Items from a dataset
______________________________

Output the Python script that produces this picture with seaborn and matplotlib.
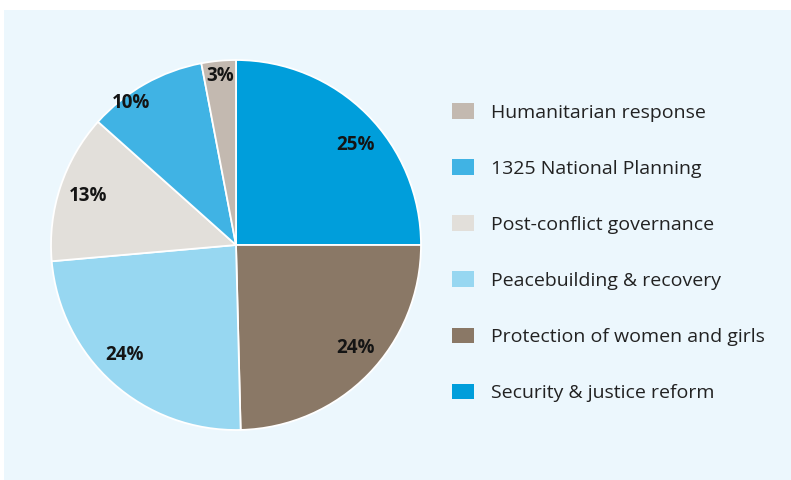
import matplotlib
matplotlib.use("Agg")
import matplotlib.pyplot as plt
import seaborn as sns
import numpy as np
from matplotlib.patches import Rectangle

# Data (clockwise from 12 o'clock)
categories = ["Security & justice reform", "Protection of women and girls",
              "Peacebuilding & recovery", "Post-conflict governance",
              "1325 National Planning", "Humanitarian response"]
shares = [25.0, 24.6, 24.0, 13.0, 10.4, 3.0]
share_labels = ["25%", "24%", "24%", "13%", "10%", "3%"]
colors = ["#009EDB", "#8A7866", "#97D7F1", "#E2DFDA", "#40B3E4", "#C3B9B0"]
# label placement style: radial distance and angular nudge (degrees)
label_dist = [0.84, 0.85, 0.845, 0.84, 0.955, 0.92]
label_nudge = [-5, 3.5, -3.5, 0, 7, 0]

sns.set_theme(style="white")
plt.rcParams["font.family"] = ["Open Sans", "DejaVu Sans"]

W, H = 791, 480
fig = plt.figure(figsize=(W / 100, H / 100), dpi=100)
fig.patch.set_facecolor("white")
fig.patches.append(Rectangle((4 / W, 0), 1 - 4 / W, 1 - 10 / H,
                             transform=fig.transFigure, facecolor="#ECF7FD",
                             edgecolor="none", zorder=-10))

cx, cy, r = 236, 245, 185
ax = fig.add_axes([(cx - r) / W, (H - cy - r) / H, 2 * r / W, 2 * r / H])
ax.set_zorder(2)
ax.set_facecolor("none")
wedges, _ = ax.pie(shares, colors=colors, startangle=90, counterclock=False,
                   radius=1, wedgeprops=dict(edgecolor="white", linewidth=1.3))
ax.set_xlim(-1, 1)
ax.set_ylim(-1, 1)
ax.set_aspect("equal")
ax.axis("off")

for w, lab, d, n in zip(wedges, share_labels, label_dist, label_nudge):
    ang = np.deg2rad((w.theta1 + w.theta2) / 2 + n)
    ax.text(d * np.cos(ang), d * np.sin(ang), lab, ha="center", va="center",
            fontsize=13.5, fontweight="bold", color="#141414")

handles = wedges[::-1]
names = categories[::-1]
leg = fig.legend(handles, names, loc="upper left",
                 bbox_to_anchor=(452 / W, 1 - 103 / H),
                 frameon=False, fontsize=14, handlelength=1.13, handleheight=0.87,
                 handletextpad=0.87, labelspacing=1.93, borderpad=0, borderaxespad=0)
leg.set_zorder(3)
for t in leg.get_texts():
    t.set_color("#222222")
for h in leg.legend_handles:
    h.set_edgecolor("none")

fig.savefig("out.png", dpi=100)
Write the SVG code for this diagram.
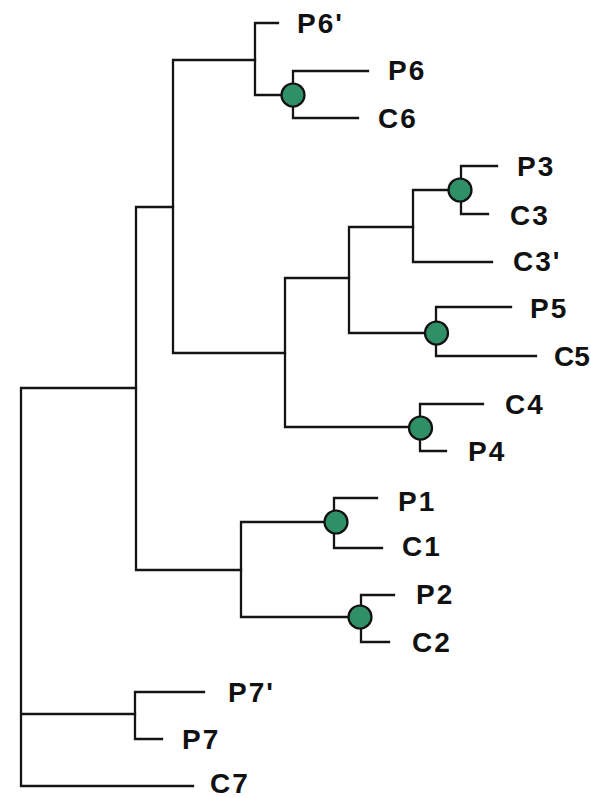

______________________________

Stated goal
Gather and copy every line of the data in which the string "matplotlib" is found.

Output for this task
Output the Python script that produces this picture with seaborn and matplotlib.
import matplotlib
matplotlib.use("Agg")
import matplotlib.pyplot as plt
from matplotlib.patches import Rectangle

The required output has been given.